The State – 10/13/20
October 12, 2020
On Sept. 26, President Donald Trump nominated judge Amy Coney Barrett to the Supreme Court. Many believe Barrett could be the one to push the Court toward a 6-3 conservative majority, which would allow a chance for the court to overturn legislation supporting abortion rights and the Affordable Care Act.
According to NPR, the recently deceased Justice Ruth Bader Ginsburg, whose seat Barrett may potentially fill, told her granddaughter that “(her) most fervent wish is that (she) will not be replaced until a new president is installed.”
In order to create fair and equal access to the internet for every Michigander, Gov. Gretchen Whitmer announced a $12.7 million award last Thursday to projects across the state to help increase broadband internet access at the North American International Cyber Summit.

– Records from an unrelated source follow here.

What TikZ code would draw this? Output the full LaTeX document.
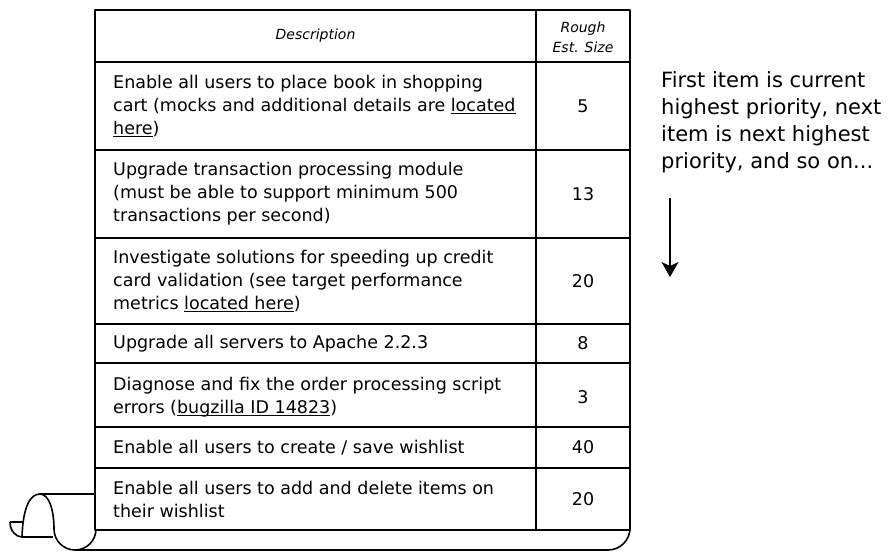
\documentclass[tikz,border=0pt]{standalone}
\usepackage{fontspec}
\setmainfont{DejaVu Sans}
\usetikzlibrary{arrows.meta}
\newcommand\lnk[1]{\setbox0\hbox{#1}\rlap{\rule[-2.8pt]{\wd0}{1pt}}\box0}
\begin{document}
\begin{tikzpicture}[x=1pt,y=-1pt,line join=round,
  tbl/.style={line width=1.6pt,draw=black},
  scrollline/.style={line width=1.6pt,draw=black},
  desc/.style={anchor=west,align=left,inner sep=0pt,font=\fontsize{17.5}{23}\selectfont},
  est/.style={anchor=center,inner sep=0pt,font=\fontsize{17.5}{23}\selectfont},
  hdr/.style={inner sep=0pt,align=center,font=\fontsize{14}{20}\selectfont\itshape},
  note/.style={anchor=north west,inner sep=0pt,align=left,font=\fontsize{21}{27}\selectfont},
  prio/.style={line width=1.2pt,-{Stealth[length=15pt,width=17pt,inset=4pt]}}]
\useasboundingbox (0,0) rectangle (889,552);

% table grid
\draw[tbl] (95,10) rectangle (630,530);
\foreach \yy in {62,150,238,324,363,427,468}
  \draw[tbl] (95,\yy) -- (630,\yy);
\draw[tbl] (536,10) -- (536,530);

% scroll bottom
\draw[scrollline] (630,528) arc[start angle=0,end angle=90,radius=22] -- (75,550);
\draw[scrollline] (54,529) arc[start angle=180,end angle=0,radius=21];
\draw[scrollline] (22,537) .. controls (23,505) and (31,494) .. (40,494)
   .. controls (49,494) and (54,510) .. (54,529);
\draw[scrollline] (40,494) -- (95,494);
\draw[scrollline] (22,537) -- (53,537);
\draw[scrollline] (10,522) -- (24,522);
\draw[scrollline] (10,522) .. controls (10,531) and (16,537) .. (22,537);

% header
\node[hdr] (hdesc) at (315.5,36) {Description};
\node[hdr] (hest) at (583,37) {Rough\\Est. Size};

% rows
\node[desc] (d1) at (113,106) {Enable all users to place book in shopping\\cart (mocks and additional details are \lnk{located}\\\lnk{here})};
\node[est] (e1) at (583,106) {5};
\node[desc] (d2) at (113,194) {Upgrade transaction processing module\\(must be able to support minimum 500\\transactions per second)};
\node[est] (e2) at (583,194) {13};
\node[desc] (d3) at (113,281) {Investigate solutions for speeding up credit\\card validation (see target performance\\metrics \lnk{located here})};
\node[est] (e3) at (583,281) {20};
\node[desc] (d4) at (113,343.5) {Upgrade all servers to Apache 2.2.3};
\node[est] (e4) at (583,343.5) {8};
\node[desc] (d5) at (113,397) {Diagnose and fix the order processing script\\errors (\lnk{bugzilla ID 14823})};
\node[est] (e5) at (583,397) {3};
\node[desc] (d6) at (113,447.5) {Enable all users to create / save wishlist};
\node[est] (e6) at (583,447.5) {40};
\node[desc] (d7) at (113,499) {Enable all users to add and delete items on\\their wishlist};
\node[est] (e7) at (583,499) {20};

% side note
\node[note] (pnote) at (661,71) {First item is current\\highest priority, next\\item is next highest\\priority, and so on...};
\coordinate (atop) at (670,198);
\coordinate (abot) at (670,277);
\draw[prio] (atop) -- (abot);
\end{tikzpicture}
\end{document}
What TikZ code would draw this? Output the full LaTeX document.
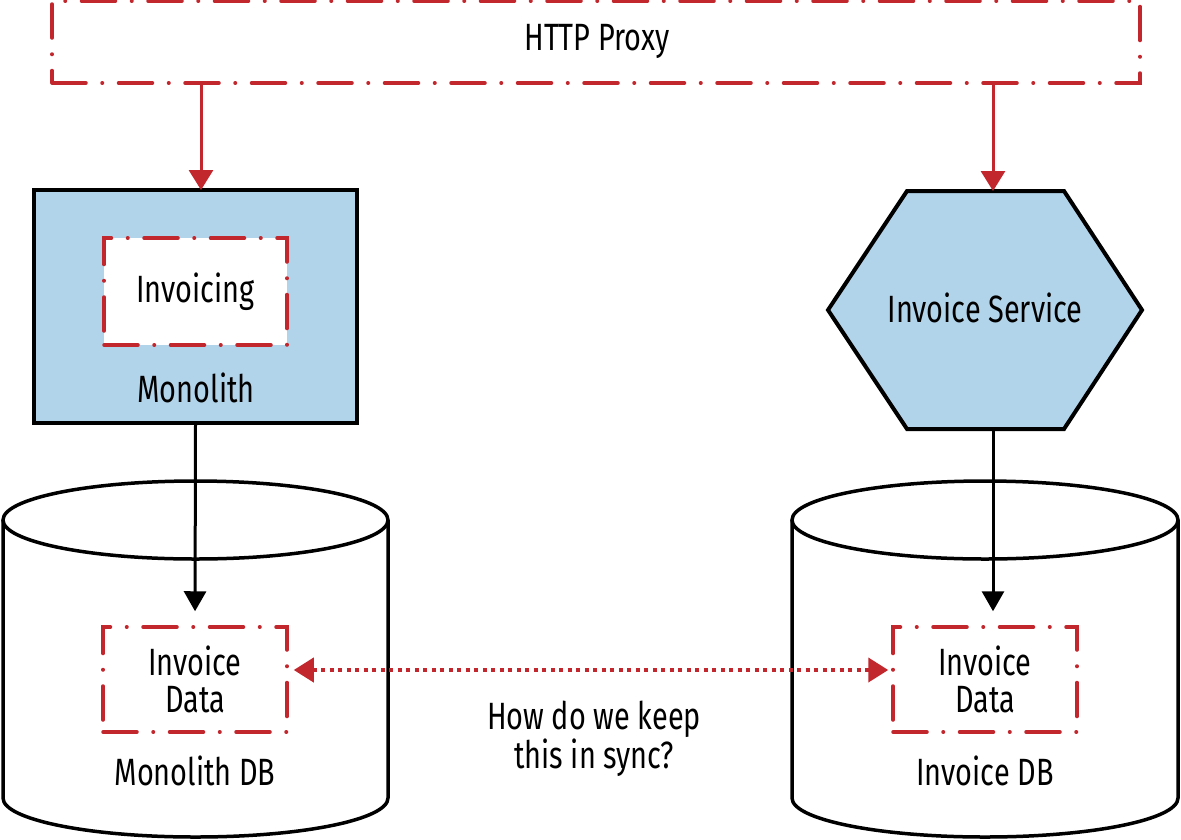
\documentclass[tikz,border=0pt]{standalone}
\usepackage{fontspec}
\setmainfont{Fira Sans}[FakeStretch=0.76]
\usetikzlibrary{arrows.meta,calc}
\definecolor{oreillyred}{HTML}{C1272D}
\definecolor{svcblue}{HTML}{B2D4EA}
\tikzset{
  every node/.style={font=\fontsize{38}{37.5}\selectfont, inner sep=0pt},
  dashdotbox/.style={draw=oreillyred, line width=3.5pt, line cap=round,
    dash pattern=on 34pt off 16pt on 0.5pt off 16pt, rectangle},
  bluebox/.style={draw=black, line width=4pt, fill=svcblue, rectangle},
  redarrow/.style={draw=oreillyred, line width=3pt, -{Triangle[length=20pt,width=24pt]}},
  blackarrow/.style={draw=black, line width=3pt, -{Triangle[length=20pt,width=22pt]}},
  syncarrow/.style={draw=oreillyred, line width=4pt, dash pattern=on 4pt off 4.5pt,
    {Triangle[length=20pt,width=24pt]}-{Triangle[length=20pt,width=24pt]}},
  dbline/.style={draw=black, line width=3.5pt, fill=white},
}
\begin{document}
\begin{tikzpicture}[x=1pt,y=-1pt]
\useasboundingbox (0,0) rectangle (1181,839);
% proxy
\node[dashdotbox, minimum width=1088pt, minimum height=82pt] (proxy) at (596,42) {};
\node (proxytxt) at (597,41) {HTTP Proxy};
% monolith
\node[bluebox, minimum width=323pt, minimum height=233pt] (mono) at (195.5,306.5) {};
\node[dashdotbox, fill=white, minimum width=183pt, minimum height=107pt] (invoicing) at (195.5,291.5) {Invoicing};
\node (monotxt) at (196,388) {Monolith};
\coordinate (monoTop) at (201,190);
% invoice service hexagon
\draw[draw=black, line width=4pt, fill=svcblue, line join=miter]
  (907,191) -- (1064,191) -- (1142,310) -- (1064,429) -- (907,429) -- (828,310) -- cycle;
\coordinate (svcTop) at (993,191);
\coordinate (svcBot) at (993,429);
\node (svc) at (985,308) {Invoice Service};
% databases
\draw[dbline] (3,520) -- (3,798) arc (180:0:192.5 and 39) -- (388,520);
\draw[dbline] (195.5,520) ellipse (192.5 and 39);
\draw[dbline] (792,520) -- (792,798) arc (180:0:193 and 39) -- (1178,520);
\draw[dbline] (985,520) ellipse (193 and 39);
\node[dashdotbox, minimum width=184pt, minimum height=105pt, align=center] (idL) at (195,679.5) {Invoice\\Data};
\node[dashdotbox, minimum width=184pt, minimum height=105pt, align=center] (idR) at (985,679.5) {Invoice\\Data};
\node (dbL) at (195,771) {Monolith DB};
\node (dbR) at (985,771) {Invoice DB};
\node[align=center] (q) at (594,739) {How do we keep\\this in sync?};
% connectors
\draw[redarrow] (proxy.south -| monoTop) -- (monoTop);
\draw[redarrow] (proxy.south -| svcTop) -- (svcTop);
\draw[blackarrow, shorten >=14pt] (mono.south) -- (idL.north);
\draw[blackarrow, shorten >=14pt] (svcBot) -- (svcBot |- idR.north);
\draw[syncarrow, shorten <=5pt, shorten >=3pt] ([yshift=9.5pt]idL.east) -- ([yshift=9.5pt]idR.west);
\end{tikzpicture}
\end{document}
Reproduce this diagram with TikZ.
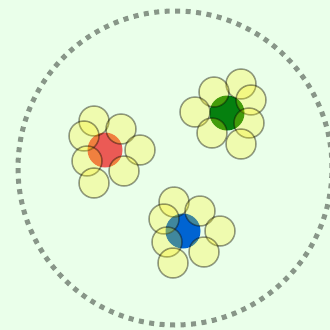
\documentclass[tikz,border=0pt]{standalone}
\usepackage{tikz}
\usetikzlibrary{calc}

\definecolor{bgcol}{RGB}{234,255,234}
\definecolor{rimcol}{RGB}{136,150,136}
\definecolor{redc}{RGB}{235,90,85}
\definecolor{greenc}{RGB}{5,128,15}
\definecolor{bluec}{RGB}{0,100,210}

\tikzset{
  petal/.style={fill=yellow, fill opacity=0.25, draw=black, draw opacity=0.4, line width=1.5pt},
  rim/.style={draw=rimcol, line width=5pt, dash pattern=on 5pt off 5.5pt}
}

\begin{document}
\begin{tikzpicture}[x=1pt,y=-1pt]
        % фон, 330x330
        \fill[bgcol] (0,0) rectangle (330,330);
        \useasboundingbox (0,0) rectangle (330,330);

        % велике пунктирне коло
        \coordinate (M) at (175,168);
        \draw[rim] (M) circle (157pt);

        % центри квіток
        \coordinate (R) at (105,150);
        \coordinate (G) at (227,113);
        \coordinate (B) at (183,231);

        \fill[redc] (R) circle (17.5pt);
        \fill[greenc] (G) circle (17.5pt);
        \fill[bluec] (B) circle (17.5pt);

        % пелюстки (у зеленої --- дзеркально)
        \foreach \dx/\dy in {-11/-29,16/-21,-21/-14,35/0,-18/11,19/21,-11/33}
            \draw[petal] ($(R)+(\dx,\dy)$) circle (15pt);
        \foreach \dx/\dy in {14/-29,-13/-21,24/-13,-32/-1,22/10,-15/20,14/31}
            \draw[petal] ($(G)+(\dx,\dy)$) circle (15pt);
        \foreach \dx/\dy in {-9/-29,17/-20,-19/-12,37/0,-16/11,21/21,-10/32}
            \draw[petal] ($(B)+(\dx,\dy)$) circle (15pt);
    \end{tikzpicture}
\end{document}
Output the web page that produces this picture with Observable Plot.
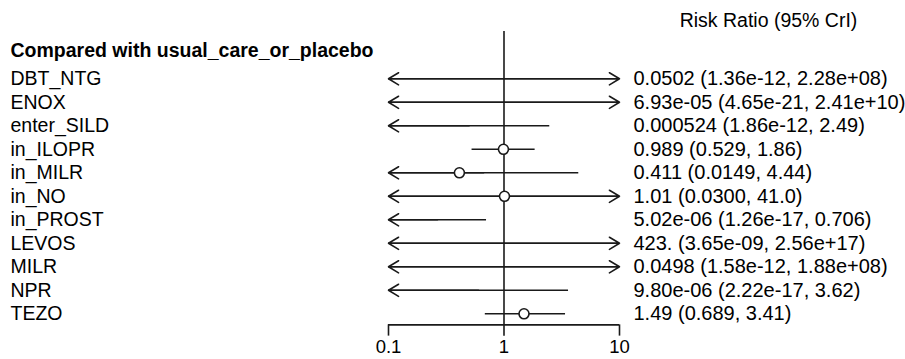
<!DOCTYPE html>
<html>
<head>
<meta charset="utf-8">
<script src="https://cdn.jsdelivr.net/npm/d3@7"></script>
<script src="https://cdn.jsdelivr.net/npm/@observablehq/plot@0.6"></script>
<style>
  html, body { margin: 0; padding: 0; background: white; }
</style>
</head>
<body>
<div id="chart"></div>
<script>
const treatments = ["DBT_NTG", "ENOX", "enter_SILD", "in_ILOPR", "in_MILR", "in_NO", "in_PROST", "LEVOS", "MILR", "NPR", "TEZO"];
const estText = ["0.0502", "6.93e-05", "0.000524", "0.989", "0.411", "1.01", "5.02e-06", "423.", "0.0498", "9.80e-06", "1.49"];
const loText  = ["1.36e-12", "4.65e-21", "1.86e-12", "0.529", "0.0149", "0.0300", "1.26e-17", "3.65e-09", "1.58e-12", "2.22e-17", "0.689"];
const hiText  = ["2.28e+08", "2.41e+10", "2.49", "1.86", "4.44", "41.0", "0.706", "2.56e+17", "1.88e+08", "3.62", "3.41"];
const tickValues = [0.1, 1, 10];
const tickLabels = ["0.1", "1", "10"];
const header = "Compared with usual_care_or_placebo";
const columnTitle = "Risk Ratio (95% CrI)";

const xMin = 0.1, xMax = 10;
const rows = treatments.map((name, i) => {
  const est = Number(estText[i]), lo = Number(loText[i]), hi = Number(hiText[i]);
  const loC = Math.max(lo, xMin), hiC = Math.min(hi, xMax);
  return {
    i, name, est, lo, hi, loC, hiC,
    mid: Math.sqrt(loC * hiC),
    label: `${estText[i]} (${loText[i]}, ${hiText[i]})`
  };
});

const ink = "#1a1a1a";
const font = "Liberation Sans, Arial, Helvetica, sans-serif";
const fs = 19.5;

const chart = Plot.plot({
  width: 905,
  height: 359,
  margin: 0,
  style: { background: "white", fontFamily: font },
  x: { type: "log", domain: [xMin, xMax], range: [388, 619], axis: null },
  y: { type: "linear", domain: [0, 10], range: [78.3, 313.3], axis: null },
  marks: [
    // reference line at RR = 1
    Plot.ruleX([1], { y1: -2.01, y2: 10.47, stroke: ink, strokeWidth: 1.6 }),
    // axis line and ticks
    Plot.ruleY([10.47], { x1: xMin, x2: xMax, stroke: ink, strokeWidth: 1.6 }),
    Plot.ruleX(tickValues, { y1: 10.47, y2: 10.95, stroke: ink, strokeWidth: 1.6 }),
    Plot.text(tickValues, { x: d => d, y: 11.42, text: (d, i) => tickLabels[i], fontSize: 18.5, fill: "black" }),
    // credible intervals
    Plot.ruleY(rows, { y: "i", x1: "loC", x2: "hiC", stroke: ink, strokeWidth: 1.6 }),
    Plot.arrow(rows.filter(d => d.lo < xMin), { x1: "mid", x2: "loC", y1: "i", y2: "i", stroke: ink, strokeWidth: 1.6, headLength: 11, headAngle: 62 }),
    Plot.arrow(rows.filter(d => d.hi > xMax), { x1: "mid", x2: "hiC", y1: "i", y2: "i", stroke: ink, strokeWidth: 1.6, headLength: 11, headAngle: 62 }),
    // point estimates within range
    Plot.dot(rows.filter(d => d.est >= xMin && d.est <= xMax), { x: "est", y: "i", r: 5, fill: "white", stroke: ink, strokeWidth: 1.6 }),
    // labels
    Plot.text(rows, { y: "i", text: "name", frameAnchor: "left", dx: 10, textAnchor: "start", fontSize: fs, fill: "black" }),
    Plot.text(rows, { x: () => xMax, y: "i", text: "label", dx: 14, textAnchor: "start", fontSize: 20, fill: "black" }),
    Plot.text([header], { y: -1.2, text: d => d, frameAnchor: "left", dx: 10, textAnchor: "start", fontSize: fs, fontWeight: "bold", fill: "black" }),
    Plot.text([columnTitle], { x: () => xMax, y: -2.48, text: d => d, dx: 149, textAnchor: "middle", fontSize: fs, fill: "black" })
  ]
});

document.getElementById("chart").appendChild(chart);
</script>
</body>
</html>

These projects will provide access to over 10,900 households, businesses and community anchor institutions in Michigan. The projects have all committed to helping close the divide to internet access and help provide digital literacy training materials.
Yesterday was Columbus Day, a day meant to celebrate the explorer who for many years was credited as the person who discovered America. The holiday was first celebrated in 1792, on the 300 year anniversary of the voyage that gained Christopher Columbus a legacy. The holiday was first observed federally in 1937, during Franklin D. Roosevelt’s presidency.
But Columbus did not discover America, the land had long been inhabited by Native Americans. The treatment of those very Native Americans and the call for representation and celebration of those who initially inhabited America led to the creation of Indigenous Peoples’ Day.
Indigenous Peoples’ Day was first proposed as a replacement for Columbus Day in 1977, at the United Nations International Conference on Discrimination against Indigenous Populations in the Americas. Since then, 14 states have replaced Columbus Day with Indigenous Peoples’ Day, including Michigan.
In a land acknowledgment, The Native American Institute at Michigan State University acknowledged that “the land that MSU occupies is the ancestral, traditional and contemporary lands of the Anishinaabeg – the Three Fires Confederacy of Ojibwe, Odawa and Potawatomi peoples – that was ceded in the 1819 Treaty of Saginaw”
Yesterday, The Rock on Farm Lane was painted in celebration of the day and the Indigenous people of this land.